Mr. MITCHELL. No, sir.

Mr. CLARK. How long have you been down in the Joplin district? Mr. MITCHELL. About four and a half years.

Mr. CLARK. Where did you come from?

Mr. MITCHELL. From Pittsburg.

Mr. CLARK. This whole fuss is a contest between the zinc miners and the owners of the smelter mills, is it not?

Mr. MITCHELL. I do not know that it is a contest between the zinc miners and the owners of smelter mills. It is a contest for us to get a tariff on zinc ore that will give us a reasonable profit.

Mr. CLARK. I asked you a very simple question. Is not this a contest between the smelter mills and the zinc miners?

Mr. MITCHELL. No, sir. There are some smelters who are in favor of this tariff upon this ore.

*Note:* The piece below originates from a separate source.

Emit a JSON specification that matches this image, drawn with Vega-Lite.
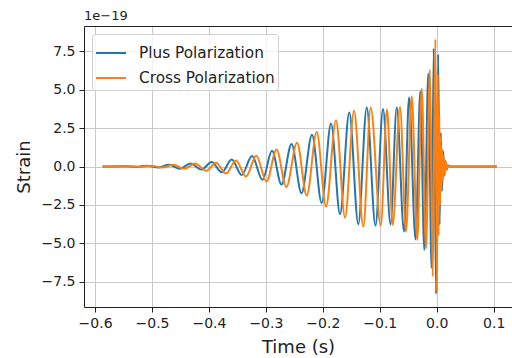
{
  "$schema": "https://vega.github.io/schema/vega-lite/v6.json",
  "width": 428,
  "height": 281,
  "autosize": {"type": "none"},
  "padding": {"left": 84, "top": 26, "right": 0, "bottom": 51},
  "background": "white",
  "config": {
    "view": {"stroke": null},
    "font": "DejaVu Sans",
    "axis": {
      "labelFont": "DejaVu Sans",
      "titleFont": "DejaVu Sans",
      "labelColor": "#222222",
      "titleColor": "#222222",
      "domainColor": "#222222",
      "tickColor": "#222222",
      "gridColor": "#c9c9c9",
      "gridWidth": 1,
      "domainWidth": 1,
      "tickWidth": 1,
      "tickSize": 5,
      "labelFontSize": 14,
      "titleFontSize": 18,
      "titleFontWeight": "normal"
    }
  },
  "title": {
    "text": "1e\u221219",
    "anchor": "start",
    "frame": "group",
    "fontSize": 13,
    "fontWeight": "normal",
    "color": "#222222",
    "offset": 3
  },
  "datasets": {
    "plus": [
      {"t": -0.5869, "h": 0.0},
      {"t": -0.5474, "h": 0.02},
      {"t": -0.5281, "h": -0.03},
      {"t": -0.5088, "h": 0.05},
      {"t": -0.4895, "h": -0.07},
      {"t": -0.4701, "h": 0.11},
      {"t": -0.4508, "h": -0.15},
      {"t": -0.4324, "h": 0.2},
      {"t": -0.4131, "h": -0.2},
      {"t": -0.3952, "h": 0.3},
      {"t": -0.3776, "h": -0.38},
      {"t": -0.36, "h": 0.45},
      {"t": -0.3425, "h": -0.55},
      {"t": -0.3244, "h": 0.68},
      {"t": -0.3059, "h": -0.87},
      {"t": -0.2893, "h": 1.02},
      {"t": -0.2726, "h": -1.18},
      {"t": -0.255, "h": 1.47},
      {"t": -0.2374, "h": -1.74},
      {"t": -0.219, "h": 2.07},
      {"t": -0.202, "h": -2.39},
      {"t": -0.1856, "h": 2.8},
      {"t": -0.1698, "h": -3.11},
      {"t": -0.1535, "h": 3.52},
      {"t": -0.1377, "h": -3.76},
      {"t": -0.1229, "h": 3.85},
      {"t": -0.1075, "h": -3.85},
      {"t": -0.0943, "h": 3.75},
      {"t": -0.0811, "h": -3.76},
      {"t": -0.0702, "h": 3.85},
      {"t": -0.0574, "h": -4.24},
      {"t": -0.0486, "h": 4.5},
      {"t": -0.0372, "h": -4.75},
      {"t": -0.0288, "h": 4.9},
      {"t": -0.0218, "h": -5.43},
      {"t": -0.0148, "h": 6.05},
      {"t": -0.009, "h": -6.63},
      {"t": -0.0053, "h": 7.7},
      {"t": -0.0012, "h": -8.3},
      {"t": 0.0026, "h": 7.3},
      {"t": 0.0051, "h": -3.8},
      {"t": 0.0072, "h": 2.2},
      {"t": 0.0093, "h": -1.6},
      {"t": 0.0114, "h": 1.0},
      {"t": 0.0135, "h": -0.6},
      {"t": 0.0156, "h": 0.35},
      {"t": 0.0177, "h": -0.2},
      {"t": 0.0198, "h": 0.08},
      {"t": 0.0225, "h": 0.0},
      {"t": 0.1054, "h": 0.0}
    ],
    "cross": [
      {"t": -0.5869, "h": 0.0},
      {"t": -0.5395, "h": 0.02},
      {"t": -0.5202, "h": -0.03},
      {"t": -0.5009, "h": 0.05},
      {"t": -0.4816, "h": -0.07},
      {"t": -0.4622, "h": 0.11},
      {"t": -0.4429, "h": -0.15},
      {"t": -0.4245, "h": 0.2},
      {"t": -0.4043, "h": -0.28},
      {"t": -0.3876, "h": 0.25},
      {"t": -0.37, "h": -0.46},
      {"t": -0.3525, "h": 0.39},
      {"t": -0.3349, "h": -0.65},
      {"t": -0.3168, "h": 0.7},
      {"t": -0.2989, "h": -0.98},
      {"t": -0.2813, "h": 1.1},
      {"t": -0.2641, "h": -1.33},
      {"t": -0.2453, "h": 1.55},
      {"t": -0.2283, "h": -1.89},
      {"t": -0.2107, "h": 2.24},
      {"t": -0.1944, "h": -2.61},
      {"t": -0.1769, "h": 3.02},
      {"t": -0.161, "h": -3.33},
      {"t": -0.1452, "h": 3.63},
      {"t": -0.1289, "h": -3.91},
      {"t": -0.1159, "h": 3.85},
      {"t": -0.0983, "h": -3.85},
      {"t": -0.0873, "h": 3.72},
      {"t": -0.0773, "h": -3.8},
      {"t": -0.0645, "h": 3.88},
      {"t": -0.0539, "h": -4.24},
      {"t": -0.0439, "h": 4.57},
      {"t": -0.0341, "h": -4.78},
      {"t": -0.0263, "h": 5.07},
      {"t": -0.0188, "h": -5.33},
      {"t": -0.0118, "h": 6.3},
      {"t": -0.007, "h": -7.17},
      {"t": -0.0023, "h": 8.28},
      {"t": 0.0005, "h": -8.15},
      {"t": 0.0019, "h": 6.0},
      {"t": 0.0033, "h": -4.5},
      {"t": 0.0046, "h": 3.3},
      {"t": 0.0058, "h": -2.5},
      {"t": 0.007, "h": 1.9},
      {"t": 0.0083, "h": -1.5},
      {"t": 0.0095, "h": 1.1},
      {"t": 0.0107, "h": -0.9},
      {"t": 0.0119, "h": 0.7},
      {"t": 0.0132, "h": -0.55},
      {"t": 0.0144, "h": 0.42},
      {"t": 0.0156, "h": -0.32},
      {"t": 0.0169, "h": 0.22},
      {"t": 0.0181, "h": -0.14},
      {"t": 0.0193, "h": 0.07},
      {"t": 0.0207, "h": 0.0},
      {"t": 0.1054, "h": 0.0}
    ]
  },
  "resolve": {"axis": {"x": "independent"}},
  "layer": [
    {
      "data": {"name": "plus"},
      "mark": {"type": "line", "strokeWidth": 2, "interpolate": "monotone", "clip": true},
      "encoding": {
        "x": {
          "field": "t",
          "type": "quantitative",
          "scale": {"domain": [-0.6194, 0.1322], "nice": false, "zero": false},
          "axis": {
            "orient": "bottom",
            "values": [-0.6, -0.5, -0.4, -0.3, -0.2, -0.1, 0.0, 0.1],
            "format": ".1f",
            "title": "Time (s)",
            "labelPadding": 4,
            "titlePadding": 8,
            "grid": true
          }
        },
        "y": {
          "field": "h",
          "type": "quantitative",
          "scale": {"domain": [-9.15, 9.15], "nice": false, "zero": false},
          "axis": {
            "values": [-7.5, -5.0, -2.5, 0.0, 2.5, 5.0, 7.5],
            "format": ".1f",
            "title": "Strain",
            "labelPadding": 4,
            "titlePadding": 8,
            "grid": true
          }
        },
        "color": {
          "datum": "Plus Polarization",
          "type": "nominal",
          "scale": {"domain": ["Plus Polarization", "Cross Polarization"], "range": ["#1f77b4", "#ff7f0e"]},
          "legend": {
            "title": null,
            "orient": "top-left",
            "offset": 8,
            "symbolType": "stroke",
            "symbolSize": 900,
            "symbolStrokeWidth": 2,
            "labelFontSize": 15.3,
            "labelFont": "DejaVu Sans",
            "labelColor": "#222222",
            "labelOffset": 12,
            "rowPadding": -6,
            "padding": 3,
            "fillColor": "rgba(255,255,255,0.8)",
            "strokeColor": "#d0d0d0",
            "cornerRadius": 3
          }
        }
      }
    },
    {
      "data": {"name": "cross"},
      "mark": {"type": "line", "strokeWidth": 2, "interpolate": "monotone", "clip": true},
      "encoding": {
        "x": {
          "field": "t",
          "type": "quantitative",
          "axis": {
            "orient": "top",
            "labels": false,
            "ticks": false,
            "grid": false,
            "domain": true,
            "title": null
          }
        },
        "y": {"field": "h", "type": "quantitative"},
        "color": {"datum": "Cross Polarization", "type": "nominal"}
      }
    }
  ]
}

Mr. CLARK. If the Government is only getting the small revenue from zinc that Mr. Underwood indicated and this proposition of yours would shut off some revenue, then the Government would not be getting the revenue from that source to fill up the deficiency?

Mr. MITCHELL. According to our reports the revenue to the Government amounts to very little.

Mr. CLARK. I asked you another very simple question. That is, if this proposition of yours would shut off any of the revenue that the Government gets, then you are not helping to fill up this deficiency in the Treasury ?

Mr. MITCHELL. Possibly not.

Mr. CLARK. Is anybody in the Joplin district making any money out of zinc?

Mr. MITCHELL. Not very much at the present time. They made money the first part of last year and the preceding years.